Jonah Erlich: Yeah, let me give a simple example that I think a lot of folks here would relate to. We have one customer, they're a large DeFi protocol, and they are regularly claiming farming rewards. And they have 18 farming rewards that they're claiming twice a month. And because it's on the multi-sig, the executives of this team have to spend the time to verify this transaction is correct, that it is what they are saying it's doing, and actually execute those signatures. And not only is it a hassle for this executive, but also for the people that are managing the multi-sig, it's a hassle to try and use their social capital to get these people to constantly sign these transactions that are both low risk and low impact, but need to be done. So a super simple example is you could set up some sort of role-based access control, where the treasury manager, without the permission of any of the other signers, is able to execute a transaction, where the only permission they have is to call the specific claim function on the specific contracts that they're interacting with.
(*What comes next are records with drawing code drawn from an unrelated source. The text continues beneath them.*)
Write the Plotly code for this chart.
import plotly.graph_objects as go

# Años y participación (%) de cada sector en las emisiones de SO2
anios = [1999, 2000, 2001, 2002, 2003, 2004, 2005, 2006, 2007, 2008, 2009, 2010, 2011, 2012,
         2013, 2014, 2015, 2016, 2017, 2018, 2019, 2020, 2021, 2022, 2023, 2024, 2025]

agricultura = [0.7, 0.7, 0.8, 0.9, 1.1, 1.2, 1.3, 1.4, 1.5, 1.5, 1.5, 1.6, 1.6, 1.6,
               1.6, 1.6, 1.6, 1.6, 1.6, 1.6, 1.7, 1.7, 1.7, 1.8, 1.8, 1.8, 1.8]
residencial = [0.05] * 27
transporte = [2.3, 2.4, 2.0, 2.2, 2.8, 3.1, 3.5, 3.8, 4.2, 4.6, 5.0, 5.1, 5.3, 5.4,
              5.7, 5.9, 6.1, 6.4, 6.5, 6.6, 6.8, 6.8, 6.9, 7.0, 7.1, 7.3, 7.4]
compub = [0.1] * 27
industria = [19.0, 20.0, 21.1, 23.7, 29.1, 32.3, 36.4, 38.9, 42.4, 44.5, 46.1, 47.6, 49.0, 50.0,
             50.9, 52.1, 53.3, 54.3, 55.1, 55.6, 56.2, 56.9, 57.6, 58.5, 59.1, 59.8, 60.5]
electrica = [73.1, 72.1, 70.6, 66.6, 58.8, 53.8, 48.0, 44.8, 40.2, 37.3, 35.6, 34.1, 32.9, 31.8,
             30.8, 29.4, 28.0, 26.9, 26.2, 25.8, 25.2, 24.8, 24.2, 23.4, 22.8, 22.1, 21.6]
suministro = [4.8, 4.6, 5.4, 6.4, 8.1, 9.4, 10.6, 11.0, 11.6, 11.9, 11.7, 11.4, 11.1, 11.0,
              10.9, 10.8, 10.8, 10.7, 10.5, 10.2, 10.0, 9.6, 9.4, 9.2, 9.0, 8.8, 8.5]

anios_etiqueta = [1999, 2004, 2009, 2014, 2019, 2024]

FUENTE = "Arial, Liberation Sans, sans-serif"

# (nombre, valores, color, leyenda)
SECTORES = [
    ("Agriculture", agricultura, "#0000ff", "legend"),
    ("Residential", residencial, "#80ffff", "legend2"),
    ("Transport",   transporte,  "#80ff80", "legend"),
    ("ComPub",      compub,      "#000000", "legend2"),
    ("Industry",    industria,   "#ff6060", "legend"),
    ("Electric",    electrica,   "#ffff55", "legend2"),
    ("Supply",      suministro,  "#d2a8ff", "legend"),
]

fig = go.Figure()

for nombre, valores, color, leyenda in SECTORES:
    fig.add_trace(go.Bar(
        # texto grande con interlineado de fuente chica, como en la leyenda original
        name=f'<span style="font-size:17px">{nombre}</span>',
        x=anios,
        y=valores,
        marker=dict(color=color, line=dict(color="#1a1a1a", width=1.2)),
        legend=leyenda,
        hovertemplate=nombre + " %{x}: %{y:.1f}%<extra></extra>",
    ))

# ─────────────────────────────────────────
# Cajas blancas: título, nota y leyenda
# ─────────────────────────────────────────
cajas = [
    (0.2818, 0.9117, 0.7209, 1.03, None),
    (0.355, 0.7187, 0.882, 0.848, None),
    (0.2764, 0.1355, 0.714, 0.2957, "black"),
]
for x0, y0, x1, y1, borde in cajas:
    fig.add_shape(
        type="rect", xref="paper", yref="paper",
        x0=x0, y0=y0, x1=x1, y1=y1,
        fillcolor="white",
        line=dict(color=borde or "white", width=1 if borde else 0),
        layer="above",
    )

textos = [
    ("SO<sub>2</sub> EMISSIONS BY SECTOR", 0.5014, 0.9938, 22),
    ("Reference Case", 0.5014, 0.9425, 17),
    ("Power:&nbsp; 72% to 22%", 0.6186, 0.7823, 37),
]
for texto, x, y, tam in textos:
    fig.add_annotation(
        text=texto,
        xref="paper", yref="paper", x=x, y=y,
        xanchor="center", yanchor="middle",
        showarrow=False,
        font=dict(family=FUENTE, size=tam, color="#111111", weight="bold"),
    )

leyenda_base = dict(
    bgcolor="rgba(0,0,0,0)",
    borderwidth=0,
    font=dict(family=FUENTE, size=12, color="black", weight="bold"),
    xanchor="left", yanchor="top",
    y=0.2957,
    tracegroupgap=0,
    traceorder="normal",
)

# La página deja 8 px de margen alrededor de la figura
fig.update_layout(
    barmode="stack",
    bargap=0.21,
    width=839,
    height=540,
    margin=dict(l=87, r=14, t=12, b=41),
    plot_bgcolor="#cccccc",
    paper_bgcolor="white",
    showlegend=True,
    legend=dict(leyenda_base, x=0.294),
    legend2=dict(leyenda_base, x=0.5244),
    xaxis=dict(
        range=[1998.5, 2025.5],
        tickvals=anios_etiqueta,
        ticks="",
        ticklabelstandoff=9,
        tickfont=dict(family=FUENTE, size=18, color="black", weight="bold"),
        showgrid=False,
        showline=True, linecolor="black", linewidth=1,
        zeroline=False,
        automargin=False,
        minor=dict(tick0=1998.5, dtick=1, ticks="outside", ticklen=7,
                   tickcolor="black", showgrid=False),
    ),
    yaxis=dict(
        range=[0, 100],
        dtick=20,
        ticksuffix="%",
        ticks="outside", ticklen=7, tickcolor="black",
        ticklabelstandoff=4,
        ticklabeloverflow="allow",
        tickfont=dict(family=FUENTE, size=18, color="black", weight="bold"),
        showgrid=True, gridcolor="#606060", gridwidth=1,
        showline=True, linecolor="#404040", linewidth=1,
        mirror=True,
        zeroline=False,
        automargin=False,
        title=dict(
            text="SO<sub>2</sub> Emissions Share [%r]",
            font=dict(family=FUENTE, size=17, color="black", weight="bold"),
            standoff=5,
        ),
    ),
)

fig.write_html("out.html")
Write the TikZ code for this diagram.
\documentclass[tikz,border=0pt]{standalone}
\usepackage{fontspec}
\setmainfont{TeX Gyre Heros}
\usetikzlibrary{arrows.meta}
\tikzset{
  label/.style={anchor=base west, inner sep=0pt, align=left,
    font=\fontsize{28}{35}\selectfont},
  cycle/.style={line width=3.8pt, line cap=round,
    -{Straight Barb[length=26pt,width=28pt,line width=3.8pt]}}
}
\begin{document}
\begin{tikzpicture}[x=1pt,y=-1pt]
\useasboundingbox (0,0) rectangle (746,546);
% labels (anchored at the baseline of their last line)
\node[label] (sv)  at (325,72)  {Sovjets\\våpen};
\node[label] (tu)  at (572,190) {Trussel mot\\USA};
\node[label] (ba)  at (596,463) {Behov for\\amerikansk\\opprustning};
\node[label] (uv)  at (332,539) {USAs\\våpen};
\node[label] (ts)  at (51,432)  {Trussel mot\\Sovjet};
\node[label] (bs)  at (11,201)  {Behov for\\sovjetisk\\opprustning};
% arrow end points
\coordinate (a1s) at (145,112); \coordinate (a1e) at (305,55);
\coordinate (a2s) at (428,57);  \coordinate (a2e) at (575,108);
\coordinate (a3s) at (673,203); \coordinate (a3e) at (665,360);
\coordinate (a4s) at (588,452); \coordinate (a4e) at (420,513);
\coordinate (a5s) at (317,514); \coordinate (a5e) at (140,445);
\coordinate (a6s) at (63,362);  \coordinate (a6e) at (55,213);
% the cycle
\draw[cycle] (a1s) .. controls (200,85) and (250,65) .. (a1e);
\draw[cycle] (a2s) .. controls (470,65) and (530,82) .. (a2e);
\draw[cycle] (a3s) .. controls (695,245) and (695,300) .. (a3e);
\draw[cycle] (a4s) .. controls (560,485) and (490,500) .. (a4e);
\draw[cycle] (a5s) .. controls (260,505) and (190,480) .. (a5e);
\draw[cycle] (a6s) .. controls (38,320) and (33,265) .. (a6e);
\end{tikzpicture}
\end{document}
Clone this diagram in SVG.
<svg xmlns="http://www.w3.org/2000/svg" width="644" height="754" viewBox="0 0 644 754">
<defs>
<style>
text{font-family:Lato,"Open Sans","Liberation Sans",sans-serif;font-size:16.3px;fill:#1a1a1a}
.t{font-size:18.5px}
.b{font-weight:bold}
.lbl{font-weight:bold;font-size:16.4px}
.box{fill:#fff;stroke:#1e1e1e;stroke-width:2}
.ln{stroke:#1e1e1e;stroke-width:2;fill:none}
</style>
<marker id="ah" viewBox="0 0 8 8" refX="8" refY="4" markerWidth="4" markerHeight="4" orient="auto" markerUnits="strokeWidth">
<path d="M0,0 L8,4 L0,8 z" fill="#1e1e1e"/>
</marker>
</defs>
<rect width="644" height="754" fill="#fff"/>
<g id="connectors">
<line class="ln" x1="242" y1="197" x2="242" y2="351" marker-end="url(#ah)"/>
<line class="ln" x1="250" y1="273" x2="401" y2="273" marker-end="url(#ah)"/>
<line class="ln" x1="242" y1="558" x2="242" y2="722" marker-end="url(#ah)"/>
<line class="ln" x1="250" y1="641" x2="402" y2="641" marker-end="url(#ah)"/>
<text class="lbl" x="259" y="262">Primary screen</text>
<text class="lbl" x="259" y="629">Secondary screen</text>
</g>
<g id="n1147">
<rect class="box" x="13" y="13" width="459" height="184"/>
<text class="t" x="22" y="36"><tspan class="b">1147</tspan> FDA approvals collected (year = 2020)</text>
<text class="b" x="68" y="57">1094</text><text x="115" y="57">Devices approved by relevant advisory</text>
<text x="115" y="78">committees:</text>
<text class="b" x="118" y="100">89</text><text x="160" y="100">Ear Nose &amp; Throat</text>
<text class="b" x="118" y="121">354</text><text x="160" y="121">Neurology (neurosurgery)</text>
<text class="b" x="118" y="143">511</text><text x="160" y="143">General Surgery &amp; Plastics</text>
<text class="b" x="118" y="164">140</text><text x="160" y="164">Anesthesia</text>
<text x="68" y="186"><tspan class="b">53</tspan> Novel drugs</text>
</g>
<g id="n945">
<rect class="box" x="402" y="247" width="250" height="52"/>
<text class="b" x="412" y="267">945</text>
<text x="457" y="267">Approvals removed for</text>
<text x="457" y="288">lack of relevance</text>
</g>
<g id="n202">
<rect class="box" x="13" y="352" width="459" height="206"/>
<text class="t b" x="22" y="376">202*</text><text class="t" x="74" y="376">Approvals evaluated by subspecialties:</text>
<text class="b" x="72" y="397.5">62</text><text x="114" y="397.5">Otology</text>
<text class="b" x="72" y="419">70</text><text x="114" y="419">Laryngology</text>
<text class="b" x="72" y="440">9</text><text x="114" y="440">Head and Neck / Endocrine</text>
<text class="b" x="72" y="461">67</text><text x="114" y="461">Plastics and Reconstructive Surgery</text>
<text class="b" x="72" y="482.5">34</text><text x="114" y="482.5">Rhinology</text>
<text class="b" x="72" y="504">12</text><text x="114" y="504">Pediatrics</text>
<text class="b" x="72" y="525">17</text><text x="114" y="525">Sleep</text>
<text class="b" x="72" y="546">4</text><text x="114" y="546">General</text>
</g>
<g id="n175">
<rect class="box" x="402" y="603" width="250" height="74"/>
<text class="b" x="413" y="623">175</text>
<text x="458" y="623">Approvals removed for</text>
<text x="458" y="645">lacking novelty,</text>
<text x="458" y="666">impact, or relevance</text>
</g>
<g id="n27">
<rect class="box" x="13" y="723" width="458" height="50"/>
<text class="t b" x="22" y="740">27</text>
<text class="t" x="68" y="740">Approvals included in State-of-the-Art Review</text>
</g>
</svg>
That's a super simple example where, because you can verify, hey, this claim function is safe to call, because it has no outflows, it has no approvals on things that we wouldn't want, then you can just give that individual key the permission to call it whenever it wants.

Nicholas: So the multi-sig would essentially approve the use of this one function on this one contract forever after, or for a period of time for any member of the multi-sig? Could it even be somebody who I guess is not even on the multi-sig could have that permission, or it could be made accessible to anybody at all on Ethereum?

Ittai Svidler: I think the goal really with this role-based access control is similar to AWS's IAM policy, or maybe Discord roles, more people are familiar with. It can be arbitrary. You can really define your own logic using graphic user interface so that someone non-technical can just set the rules. And the real goal is for it to be arbitrary, so you could define it in any of the ways that you just described.

Nicholas: Can you imagine like games or something even more fun than just this simple permission system we're imagining, but even, I don't know, novel interactive experiences on top of the safe?

Jonah Erlich: You know, anything's possible. I think one thing that we like to think about with these sorts of paradigms is we want to give folks tools that give them the broadest ability to choose to do whatever they want in a safe way. And I think as people that are building infrastructure, we can't predict how people are going to use that infrastructure. I could definitely see a ton of games having really interesting mechanics here. I think someone was just tweeting about the idea of essentially a Gnosis-safe squid game, where you put a bunch of people on signers as a multi-sig, and it's essentially a battle for whoever can drain it to whatever wallet they want first.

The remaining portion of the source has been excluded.